The Italian national side has always been resistant to change, as its ageing spine suggests, but it may need to pick up the pace of its evolution.

The likes of Buffon and the peerless Andrea Pirlo may have one more big tournament in them, but Prandelli would do well to blood some fresh talent in the meantime, just in case -- especially given the physical demands next year's World Cup will present.

3. Protests are a wake-up call to FIFA and Brazil

For a country that is synonymous with football, there were times during this tournament when Brazil seemed to have fallen well and truly out of love with the game -- or at least, with FIFA and the Brazilian government's interpretation of what a World Cup should look like.

As simmering social unrest threatened to boil into something more serious, the tournament's detractors grew in volume and number.

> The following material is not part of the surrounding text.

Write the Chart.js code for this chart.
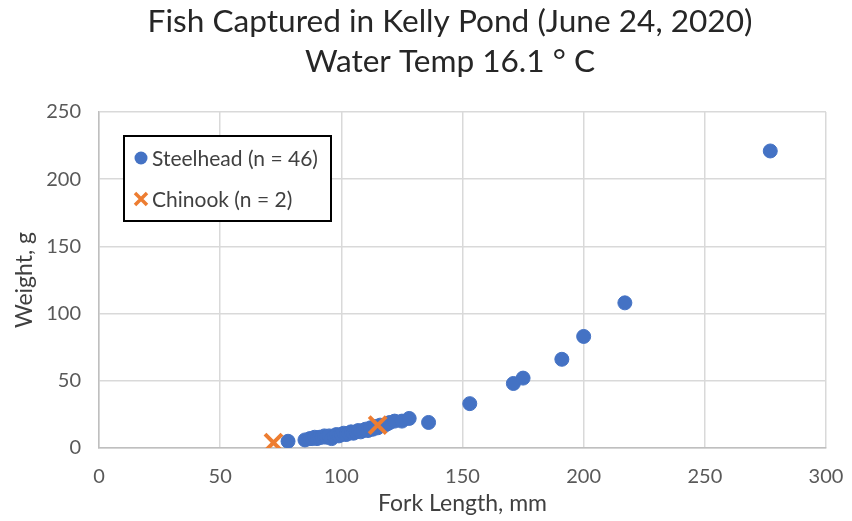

Even former star striker Romario joined a critical chorus that cited ticket prices, infrastructure costs and a questionable legacy as reasons why the Confederations Cup, and next year's World Cup, were bad for Brazil.

Read: A fair World Cup deal for Brazil

In anticipation of trouble, a reported 10,000 police were on duty in Rio de Janeiro ahead of Brazil's clash with Spain, but in the end protests were relatively low-key.

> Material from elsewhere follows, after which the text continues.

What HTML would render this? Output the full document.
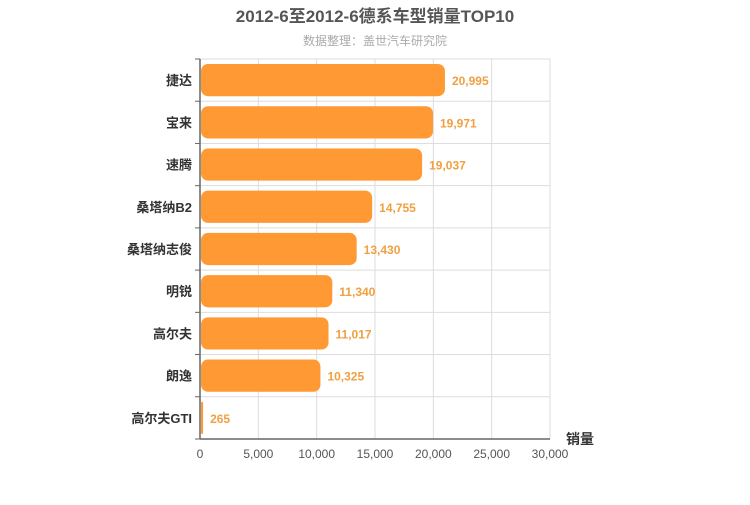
<!DOCTYPE html>
<html><head><meta charset="utf-8">
<style>
body{margin:0;background:#fff;width:750px;height:500px;overflow:hidden;font-family:"Liberation Sans","Noto Sans CJK SC",sans-serif;}
</style></head>
<body>
<svg id="chart" width="750" height="500" xmlns="http://www.w3.org/2000/svg" font-family="Liberation Sans, Noto Sans CJK SC, sans-serif">
<text x="375" y="22" text-anchor="middle" font-size="17" font-weight="bold" fill="#555">2012-6至2012-6德系车型销量TOP10</text>
<text x="375" y="45" text-anchor="middle" font-size="12" fill="#aaa">数据整理：盖世汽车研究院</text>
<g id="grid"></g><g id="bars"></g><g id="axes"></g>
<text x="580" y="444" text-anchor="middle" font-size="14" font-weight="bold" fill="#333">销量</text>
</svg>
<script>
const categories=["捷达","宝来","速腾","桑塔纳B2","桑塔纳志俊","明锐","高尔夫","朗逸","高尔夫GTI"];
const values=[20995,19971,19037,14755,13430,11340,11017,10325,265];
const ticks=[0,5000,10000,15000,20000,25000,30000];
const NS="http://www.w3.org/2000/svg";
const x0=200,x1=550,yTop=59,yBot=439,xMax=30000;
const xs=v=>x0+(v/xMax)*(x1-x0);
const rowH=(yBot-yTop)/categories.length;
const g=document.getElementById('grid'),b=document.getElementById('bars'),a=document.getElementById('axes');
function mk(tag,attrs,parent){const e=document.createElementNS(NS,tag);for(const k in attrs)e.setAttribute(k,attrs[k]);parent.appendChild(e);return e;}
ticks.forEach(t=>{
  const l=mk('line',{x1:xs(t),x2:xs(t),y1:yTop,y2:yBot,stroke:'#ddd'},g);
  
  
  const tx=mk('text',{x:xs(t),y:yBot+19,'text-anchor':'middle','font-size':12,fill:'#555'},a);
  tx.textContent=t.toLocaleString('en-US');
  
  
});
for(let i=0;i<=categories.length;i++){
  const y=yTop+i*rowH;
  const l=mk('line',{x1:x0,x2:x1,y1:y,y2:y,stroke:'#ddd'},g);
  
  
  const tk=mk('line',{x1:x0-5,x2:x0,y1:y,y2:y,stroke:'#666'},a);
  
  
}
categories.forEach((c,i)=>{
  const y=yTop+i*rowH;
  const w=xs(values[i])-x0;
  const r=Math.min(7,w/2);
  const rect=mk('rect',{x:x0+1,y:y+5,width:Math.max(w-1,2),height:rowH-10,rx:r,ry:r,fill:'#ff9933'},b);
  
  
  const vl=mk('text',{x:xs(values[i])+7,y:y+rowH/2+5,'font-size':12,'font-weight':'bold',fill:'#f0a040'},b);
  vl.textContent=values[i].toLocaleString('en-US');
  
  
  const cl=mk('text',{x:x0-8,y:y+rowH/2+5,'text-anchor':'end','font-size':13,'font-weight':'bold',fill:'#333'},a);
  cl.textContent=c;
  
  
});
const ya=mk('line',{x1:x0,x2:x0,y1:yTop,y2:yBot,stroke:'#666','stroke-width':1.5},a);


const xa=mk('line',{x1:x0,x2:x1,y1:yBot,y2:yBot,stroke:'#666','stroke-width':1.5},a);


</script>
</body></html>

Following their team's emphatic triumph over the world and European champions, crowds spilled out onto the street and into a carnival atmosphere.

Clearly this story is not over, and there is much work to do; for now, however, football's primacy has been restored.

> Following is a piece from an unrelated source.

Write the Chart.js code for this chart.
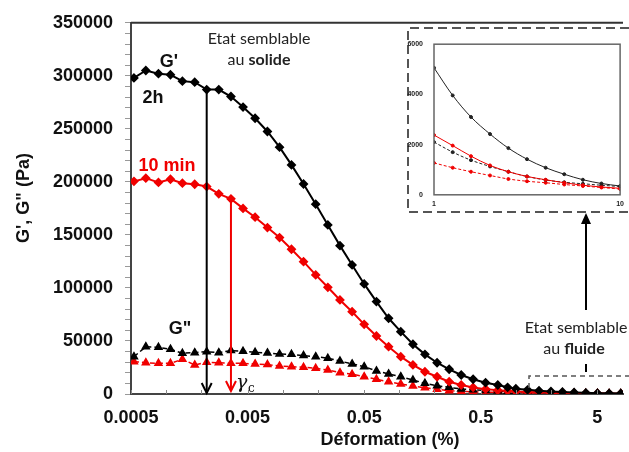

In fact there was much cause for optimism on the pitch.

This was a well-deserved win from a team that looks to be gaining in stature, and the atmosphere inside the Maracana for the final was profoundly imposing.

Of course Brazil won the 2009 Confederations Cup before limping out in the quarterfinals in South Africa; but this time they will be at home. The World Cup will be a tougher test; but don't bet against them.

4. Spain needs a re-boot

Finally, after a seemingly interminable period of dominance, Spain's champions look to have been found out. For clues as to how, it is hard to see beyond the Germans.

Italy really should have beaten the Spaniards after playing them off the park for significant chunks of their semi-final; Brazil's 3-0 defeat of the world champions was a muscular and ruthless final execution.

Both owed much to the approaches of Bayern Munich and Borussia Dortmund in their UEFA Champions League defeats of Barcelona and Real Madrid.

Spain were hustled and hassled, with attempts to impose their intricate passing game met by fiercely committed opponents, closing them down until the Europeans simply folded.

Fernando Torres only won the golden boot because of his goals against Tahiti's part-timers. Xavi and Iniesta are still fabulously creative, but elsewhere Spain's weak links were exploited with a kind of physicality this team now seems incapable of countering.

Drained of confidence, or possibly just appetite, they looked listless and in dire need of fresh ideas.

The sight of a defender, Sergio Ramos, taking a penalty that could have brought them back into the final spoke volumes.

True Brazil had had an extra day of rest before the final, but the mask of invincibility has slipped; Spain has 12 months to work out how to set it back in place.

5. The Confederations Cup comes of age

In theory at least, the Confederations Cup is the unloved second cousin of the World Cup, the Euros and the Copa America.

Traditionally these games are seen by the cynics as little more than jumped up exhibition matches -- a mere aperitif before the main meal of the World Cup. By and large, no one really cares who wins.

This time, however, something seemed to click.

Maybe it was the location. Brazil may have some serious issues to confront, but there is something about the host country that elevated this tournament onto a different plane.

In football terms, this is about as educated as any crowd can get.

The enthusiastic way in which local fans adopted teams such as Japan, Uruguay, Tahiti and Italy conveyed atmosphere and meaning to fixtures where normally none would exist, and more than made up for the absence of traveling support.

The outcome, for the neutrals at least, was first class entertainment.

Brazil 2013 served up some of the most memorable international games of recent memory, played in front of passionate crowds in some spectacular arenas.

Read: Brazil's beautiful game?

If Brazil 2014 can pick up where this rehearsal left off, then we are truly in for a treat.